Welche Ideen hattet Ihr noch, um Eure Anhängerschaft zu beglücken oder sogar zu vergrößern, ehe diese Pandemie ganze Länder in einen Dornröschenschlaf versetzen sollte?

Wir hatten es tatsächlich geschafft, mehrere Shows in Europa so zu koordinieren, dass die, wie von mir gewünscht, innerhalb eines Monats dicht hintereinander lagen und sogar alle mal Zeit und richtig Bock hatten. Na ja, hat sich jetzt auch erst einmal wieder erledigt, mal sehen, was davon noch klappt.

Sehr schade. Denn Ihr wollt ja wohl nach Veröffentlichung nicht wieder so schnell aus dem Rampenlicht verschwinden, oder?

Warum nicht, das Werk spricht doch für sich 😉 .

Wo siehst Du eigentlich heute die Band im Business stehen, welche Position nehmt Ihr ein?

Da kann ich dir wirklich absolut nichts zu sagen, mach ich mir auch keinen Kopp drüber.

Gehört Ihr zu den Standhaften, den Außenseitern?

Da gehöre ich wohl eher zu der aussterbenden Gattung der Standhaften, die noch eine Meinung haben, die auch argumentativ vertreten können und nicht jedem Hype oder Trend hinterherlaufen.

… und wo musikalisch? Im Thrash oder Power oder Prog Metal? Oder bist Du über solch musikalische Einpferchungen längst hinweg?
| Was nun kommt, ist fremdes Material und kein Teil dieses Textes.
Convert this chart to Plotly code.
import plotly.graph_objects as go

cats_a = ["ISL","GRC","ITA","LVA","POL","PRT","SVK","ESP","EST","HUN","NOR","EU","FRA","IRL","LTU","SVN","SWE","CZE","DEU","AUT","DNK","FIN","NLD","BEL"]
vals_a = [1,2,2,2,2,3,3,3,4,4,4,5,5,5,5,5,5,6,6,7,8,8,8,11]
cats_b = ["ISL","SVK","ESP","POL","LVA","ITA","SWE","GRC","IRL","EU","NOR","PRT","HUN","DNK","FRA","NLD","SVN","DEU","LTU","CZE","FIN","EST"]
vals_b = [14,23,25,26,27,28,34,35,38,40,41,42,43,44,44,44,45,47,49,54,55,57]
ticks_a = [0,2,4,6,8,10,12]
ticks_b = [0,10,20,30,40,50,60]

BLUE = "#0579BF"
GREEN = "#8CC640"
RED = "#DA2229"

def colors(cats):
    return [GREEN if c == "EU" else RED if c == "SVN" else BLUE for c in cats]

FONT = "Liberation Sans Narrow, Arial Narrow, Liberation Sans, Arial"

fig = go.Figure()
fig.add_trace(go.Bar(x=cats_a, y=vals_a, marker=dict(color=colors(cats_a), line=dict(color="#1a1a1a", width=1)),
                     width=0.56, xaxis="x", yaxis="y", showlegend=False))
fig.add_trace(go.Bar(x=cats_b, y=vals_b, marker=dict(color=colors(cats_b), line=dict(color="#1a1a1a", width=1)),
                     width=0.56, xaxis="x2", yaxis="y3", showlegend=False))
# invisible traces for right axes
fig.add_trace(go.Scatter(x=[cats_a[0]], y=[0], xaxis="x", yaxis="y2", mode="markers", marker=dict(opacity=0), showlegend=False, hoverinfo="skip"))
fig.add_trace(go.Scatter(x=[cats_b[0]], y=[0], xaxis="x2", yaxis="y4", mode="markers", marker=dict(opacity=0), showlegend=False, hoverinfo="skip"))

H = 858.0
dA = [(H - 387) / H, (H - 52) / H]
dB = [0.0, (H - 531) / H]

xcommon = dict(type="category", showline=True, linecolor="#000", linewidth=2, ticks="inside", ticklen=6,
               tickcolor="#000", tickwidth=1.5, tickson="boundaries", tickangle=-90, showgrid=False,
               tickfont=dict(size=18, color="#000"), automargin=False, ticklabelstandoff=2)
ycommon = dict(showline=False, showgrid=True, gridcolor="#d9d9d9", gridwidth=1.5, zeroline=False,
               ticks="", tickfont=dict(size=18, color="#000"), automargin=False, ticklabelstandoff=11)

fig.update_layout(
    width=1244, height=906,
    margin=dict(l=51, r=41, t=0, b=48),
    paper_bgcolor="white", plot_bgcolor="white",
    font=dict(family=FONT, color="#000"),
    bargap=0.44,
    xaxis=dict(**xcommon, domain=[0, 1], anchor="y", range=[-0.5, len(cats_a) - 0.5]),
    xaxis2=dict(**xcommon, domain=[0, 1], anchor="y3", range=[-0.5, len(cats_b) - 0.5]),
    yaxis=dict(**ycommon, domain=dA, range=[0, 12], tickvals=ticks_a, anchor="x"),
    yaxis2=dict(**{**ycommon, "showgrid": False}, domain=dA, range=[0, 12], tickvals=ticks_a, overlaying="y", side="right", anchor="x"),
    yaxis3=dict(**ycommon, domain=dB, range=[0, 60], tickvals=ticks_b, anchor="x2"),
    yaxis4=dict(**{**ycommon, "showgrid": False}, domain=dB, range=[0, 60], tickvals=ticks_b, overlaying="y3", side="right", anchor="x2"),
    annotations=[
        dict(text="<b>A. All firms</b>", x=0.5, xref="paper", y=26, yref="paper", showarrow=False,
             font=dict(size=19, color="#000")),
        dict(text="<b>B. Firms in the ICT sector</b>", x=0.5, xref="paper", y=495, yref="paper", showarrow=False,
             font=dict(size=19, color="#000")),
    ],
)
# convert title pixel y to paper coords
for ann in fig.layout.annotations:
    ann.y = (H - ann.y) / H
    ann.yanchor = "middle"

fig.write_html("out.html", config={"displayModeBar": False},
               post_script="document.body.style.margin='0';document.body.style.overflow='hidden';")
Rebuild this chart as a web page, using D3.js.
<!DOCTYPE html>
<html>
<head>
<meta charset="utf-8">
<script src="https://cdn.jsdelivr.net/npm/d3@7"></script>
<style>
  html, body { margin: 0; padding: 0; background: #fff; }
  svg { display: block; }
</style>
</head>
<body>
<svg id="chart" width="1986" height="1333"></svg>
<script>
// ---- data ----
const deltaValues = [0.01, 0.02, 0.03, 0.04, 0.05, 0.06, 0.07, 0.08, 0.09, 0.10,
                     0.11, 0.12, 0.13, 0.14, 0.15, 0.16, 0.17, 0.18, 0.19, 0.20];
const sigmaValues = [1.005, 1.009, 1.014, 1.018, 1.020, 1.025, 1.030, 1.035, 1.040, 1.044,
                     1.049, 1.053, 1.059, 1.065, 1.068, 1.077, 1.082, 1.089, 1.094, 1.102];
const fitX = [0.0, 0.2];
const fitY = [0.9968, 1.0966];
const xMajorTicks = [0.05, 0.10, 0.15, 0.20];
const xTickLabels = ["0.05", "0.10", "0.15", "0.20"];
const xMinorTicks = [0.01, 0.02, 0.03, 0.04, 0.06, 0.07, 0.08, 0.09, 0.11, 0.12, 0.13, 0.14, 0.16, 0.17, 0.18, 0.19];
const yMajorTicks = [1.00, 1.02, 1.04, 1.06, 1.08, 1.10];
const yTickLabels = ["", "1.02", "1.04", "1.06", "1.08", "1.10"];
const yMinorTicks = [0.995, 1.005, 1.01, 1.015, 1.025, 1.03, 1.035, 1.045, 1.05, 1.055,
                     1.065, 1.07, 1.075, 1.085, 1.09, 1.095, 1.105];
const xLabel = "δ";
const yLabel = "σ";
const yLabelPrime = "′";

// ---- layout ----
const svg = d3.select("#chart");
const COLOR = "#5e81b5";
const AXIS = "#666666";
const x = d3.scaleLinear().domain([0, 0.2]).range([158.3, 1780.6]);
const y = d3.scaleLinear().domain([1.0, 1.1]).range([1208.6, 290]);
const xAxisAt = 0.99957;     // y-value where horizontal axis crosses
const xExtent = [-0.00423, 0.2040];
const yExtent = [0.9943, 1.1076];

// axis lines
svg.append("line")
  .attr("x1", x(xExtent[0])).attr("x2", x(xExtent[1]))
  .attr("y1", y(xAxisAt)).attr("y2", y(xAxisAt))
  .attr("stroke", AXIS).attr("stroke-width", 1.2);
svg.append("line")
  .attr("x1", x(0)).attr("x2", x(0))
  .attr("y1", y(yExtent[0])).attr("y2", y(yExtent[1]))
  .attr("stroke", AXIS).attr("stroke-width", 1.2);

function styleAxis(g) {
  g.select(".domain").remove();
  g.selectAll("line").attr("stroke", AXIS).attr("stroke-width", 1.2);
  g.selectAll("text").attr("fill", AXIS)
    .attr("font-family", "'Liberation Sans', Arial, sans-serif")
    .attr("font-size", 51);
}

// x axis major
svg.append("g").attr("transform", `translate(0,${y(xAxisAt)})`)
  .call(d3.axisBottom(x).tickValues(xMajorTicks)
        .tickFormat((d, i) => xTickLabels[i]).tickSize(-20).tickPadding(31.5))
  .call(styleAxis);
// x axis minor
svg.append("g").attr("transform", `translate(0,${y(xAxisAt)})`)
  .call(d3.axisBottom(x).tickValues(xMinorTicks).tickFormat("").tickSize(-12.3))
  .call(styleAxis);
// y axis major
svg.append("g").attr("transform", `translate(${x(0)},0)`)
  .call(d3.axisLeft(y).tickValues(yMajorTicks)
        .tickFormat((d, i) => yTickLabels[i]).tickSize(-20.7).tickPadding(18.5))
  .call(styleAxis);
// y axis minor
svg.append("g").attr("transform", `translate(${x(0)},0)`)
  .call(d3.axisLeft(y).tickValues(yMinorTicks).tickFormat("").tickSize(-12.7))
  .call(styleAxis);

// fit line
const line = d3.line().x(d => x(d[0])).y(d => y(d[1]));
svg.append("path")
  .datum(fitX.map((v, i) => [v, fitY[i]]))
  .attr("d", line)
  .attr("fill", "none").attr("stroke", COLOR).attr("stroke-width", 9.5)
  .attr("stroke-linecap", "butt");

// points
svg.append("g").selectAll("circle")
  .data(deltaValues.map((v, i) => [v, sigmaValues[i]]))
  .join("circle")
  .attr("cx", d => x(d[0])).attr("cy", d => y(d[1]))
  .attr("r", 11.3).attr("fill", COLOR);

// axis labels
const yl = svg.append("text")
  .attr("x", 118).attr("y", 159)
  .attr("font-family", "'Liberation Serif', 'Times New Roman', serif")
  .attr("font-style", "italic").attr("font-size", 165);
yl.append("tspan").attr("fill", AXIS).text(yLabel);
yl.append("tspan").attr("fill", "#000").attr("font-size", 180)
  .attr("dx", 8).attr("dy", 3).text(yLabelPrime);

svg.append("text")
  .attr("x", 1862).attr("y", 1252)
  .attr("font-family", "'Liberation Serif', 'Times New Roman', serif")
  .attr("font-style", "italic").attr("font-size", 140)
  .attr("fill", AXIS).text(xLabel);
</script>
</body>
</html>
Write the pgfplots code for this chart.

Diese “Einpferchungen“ (schöner Ausdruck !) hab ich eigentlich noch nie akzeptiert, wie man in unzähligen Interviews nachlesen kann. Musik, oder – besser – eine Komposition ist immer Ausdruck der Persönlichkeit(en), die sie geschrieben hat, die Kategorien kommen eher von den Rezensenten.

Vertreibst Du Dir momentan wenigstens die Zeit ganz stilecht für einen Musiker: egal ob vor, während oder nach einer Pandemie – einfach mit Komponieren?

Aber sicher, Instrumente im Haus, genug Ideen im Hirn, gute Bücher im Regal, Bier im Kühlschrank – da kommt keine Langeweile auf.